The Mythical Matched Modules (2009) [pdf] - akkartik
https://www.cl.cam.ac.uk/research/srg/netos/papers/2009-kell2009mythical.pdf
======
ptx
There seems to be some problems with this approach, as the paper itself points
out.

It advocates (in section 3.3) developers "imagining" an abstract API,
integrating other components using that API and later creating concrete
implementations. This sounds a lot like what Java tends to do, leading to APIs
with critical flaws in the real world, like a filesystem API without support
for symlinks.

Section 3.2 claims that, to some extent, this is not a problem because unknown
concepts can be interpreted as other known concepts – but interpreting
symlinks as regular directories can lead to serious problems, e.g. when
recursively deleting a directory tree.

Similarly, if the developer imagines something like the Win32 API and its I/O
completion ports, implementing it on POSIX will lead to bad performance, just
like implementing fork() on Win32, as Cygwin does.

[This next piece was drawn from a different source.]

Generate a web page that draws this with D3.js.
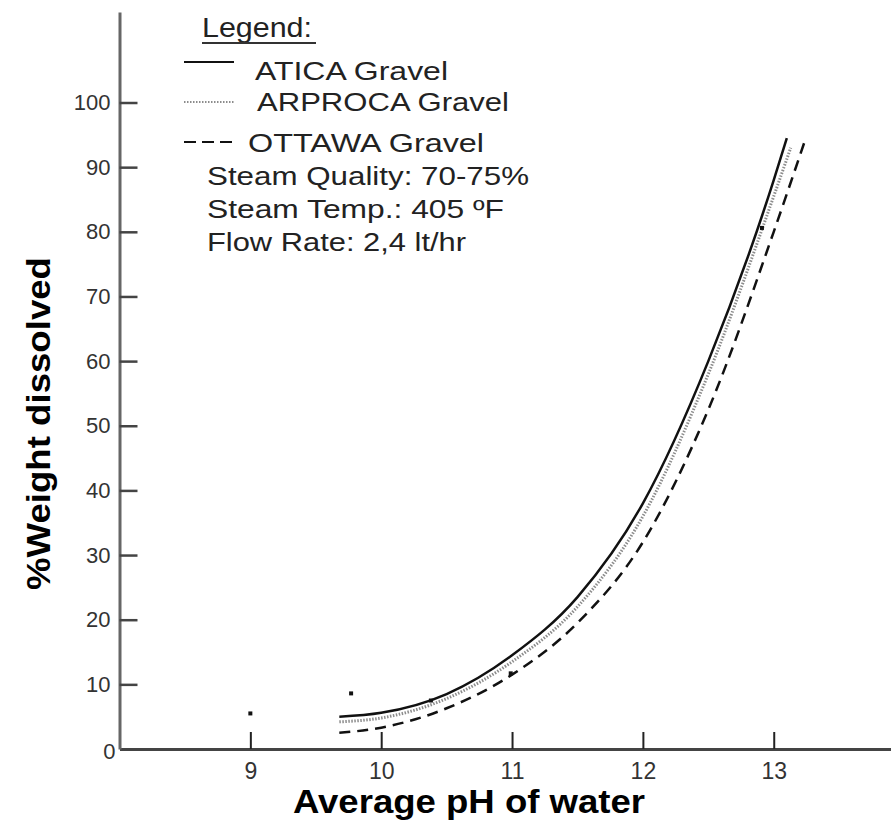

Section 5.1 sort of acknowledges this: "Clearly, there is a limit to how far
interface hiding can be taken. Perhaps truly ubiquitous interfaces, like
POSIX, should not be hidden. There is also a risk that the programmer will
design an external interface which cannot be satisfied by any foreign
components, or which unduly strains the expressivity of the integration
domain."

But what is a "truly ubiquitous interface"? POSIX is clearly not, unless you
ignore Windows (for real-world applications). Perhaps the KDE developers
believed that DCOP (as discussed in the article) was "truly ubiquitous"?